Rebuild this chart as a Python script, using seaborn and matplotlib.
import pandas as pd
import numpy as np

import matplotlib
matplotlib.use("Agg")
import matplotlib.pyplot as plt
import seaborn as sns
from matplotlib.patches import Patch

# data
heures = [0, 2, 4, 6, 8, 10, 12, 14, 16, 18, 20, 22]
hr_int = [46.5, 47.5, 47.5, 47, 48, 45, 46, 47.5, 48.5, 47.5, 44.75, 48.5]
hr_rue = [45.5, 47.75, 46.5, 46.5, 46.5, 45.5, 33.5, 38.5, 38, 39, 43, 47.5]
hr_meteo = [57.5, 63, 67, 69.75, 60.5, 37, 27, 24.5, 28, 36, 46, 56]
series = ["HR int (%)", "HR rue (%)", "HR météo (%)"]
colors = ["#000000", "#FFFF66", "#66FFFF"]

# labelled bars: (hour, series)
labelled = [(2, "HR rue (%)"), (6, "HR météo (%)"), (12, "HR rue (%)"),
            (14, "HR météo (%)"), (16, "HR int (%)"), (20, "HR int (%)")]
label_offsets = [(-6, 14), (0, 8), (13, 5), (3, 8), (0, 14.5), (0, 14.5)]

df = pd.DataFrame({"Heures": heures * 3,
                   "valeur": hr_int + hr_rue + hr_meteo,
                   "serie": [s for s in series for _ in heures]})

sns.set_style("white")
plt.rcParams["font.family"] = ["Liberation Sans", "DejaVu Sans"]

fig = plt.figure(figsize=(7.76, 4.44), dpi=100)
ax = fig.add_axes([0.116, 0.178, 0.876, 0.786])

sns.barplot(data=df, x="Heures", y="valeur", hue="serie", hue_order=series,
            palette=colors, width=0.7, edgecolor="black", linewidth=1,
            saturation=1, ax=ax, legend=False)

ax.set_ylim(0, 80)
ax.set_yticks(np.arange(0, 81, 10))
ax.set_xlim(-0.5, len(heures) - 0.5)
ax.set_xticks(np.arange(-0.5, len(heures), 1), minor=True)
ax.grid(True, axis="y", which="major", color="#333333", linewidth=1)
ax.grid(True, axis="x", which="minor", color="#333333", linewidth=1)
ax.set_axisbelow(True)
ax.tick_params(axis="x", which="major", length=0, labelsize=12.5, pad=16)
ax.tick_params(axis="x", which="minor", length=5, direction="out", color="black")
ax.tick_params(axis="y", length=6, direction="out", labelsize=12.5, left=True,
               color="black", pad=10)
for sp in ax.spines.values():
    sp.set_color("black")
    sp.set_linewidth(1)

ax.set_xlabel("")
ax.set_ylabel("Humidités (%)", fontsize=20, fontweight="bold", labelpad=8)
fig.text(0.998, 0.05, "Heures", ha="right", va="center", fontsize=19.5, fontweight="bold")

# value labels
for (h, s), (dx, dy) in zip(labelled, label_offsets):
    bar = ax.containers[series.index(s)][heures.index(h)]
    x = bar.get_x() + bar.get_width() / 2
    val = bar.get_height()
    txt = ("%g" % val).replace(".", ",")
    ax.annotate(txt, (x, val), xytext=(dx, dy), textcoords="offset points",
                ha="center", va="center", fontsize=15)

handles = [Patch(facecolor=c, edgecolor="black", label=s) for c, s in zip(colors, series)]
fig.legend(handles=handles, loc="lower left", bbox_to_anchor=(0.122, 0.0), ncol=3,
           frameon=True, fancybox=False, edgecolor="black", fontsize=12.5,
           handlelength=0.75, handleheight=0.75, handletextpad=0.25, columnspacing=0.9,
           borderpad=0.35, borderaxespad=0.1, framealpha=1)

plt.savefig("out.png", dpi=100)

::::

▶ _WHAT YOU ARE ASKED TO DO_
Word for word, reproduce the listing above from its start up to and including the line that has "saturation=1, ax=ax, legend=False)". Give only those lines.

▶ _FINAL RESULT_
Rebuild this chart as a Python script, using seaborn and matplotlib.
import pandas as pd
import numpy as np

import matplotlib
matplotlib.use("Agg")
import matplotlib.pyplot as plt
import seaborn as sns
from matplotlib.patches import Patch

# data
heures = [0, 2, 4, 6, 8, 10, 12, 14, 16, 18, 20, 22]
hr_int = [46.5, 47.5, 47.5, 47, 48, 45, 46, 47.5, 48.5, 47.5, 44.75, 48.5]
hr_rue = [45.5, 47.75, 46.5, 46.5, 46.5, 45.5, 33.5, 38.5, 38, 39, 43, 47.5]
hr_meteo = [57.5, 63, 67, 69.75, 60.5, 37, 27, 24.5, 28, 36, 46, 56]
series = ["HR int (%)", "HR rue (%)", "HR météo (%)"]
colors = ["#000000", "#FFFF66", "#66FFFF"]

# labelled bars: (hour, series)
labelled = [(2, "HR rue (%)"), (6, "HR météo (%)"), (12, "HR rue (%)"),
            (14, "HR météo (%)"), (16, "HR int (%)"), (20, "HR int (%)")]
label_offsets = [(-6, 14), (0, 8), (13, 5), (3, 8), (0, 14.5), (0, 14.5)]

df = pd.DataFrame({"Heures": heures * 3,
                   "valeur": hr_int + hr_rue + hr_meteo,
                   "serie": [s for s in series for _ in heures]})

sns.set_style("white")
plt.rcParams["font.family"] = ["Liberation Sans", "DejaVu Sans"]

fig = plt.figure(figsize=(7.76, 4.44), dpi=100)
ax = fig.add_axes([0.116, 0.178, 0.876, 0.786])

sns.barplot(data=df, x="Heures", y="valeur", hue="serie", hue_order=series,
            palette=colors, width=0.7, edgecolor="black", linewidth=1,
            saturation=1, ax=ax, legend=False)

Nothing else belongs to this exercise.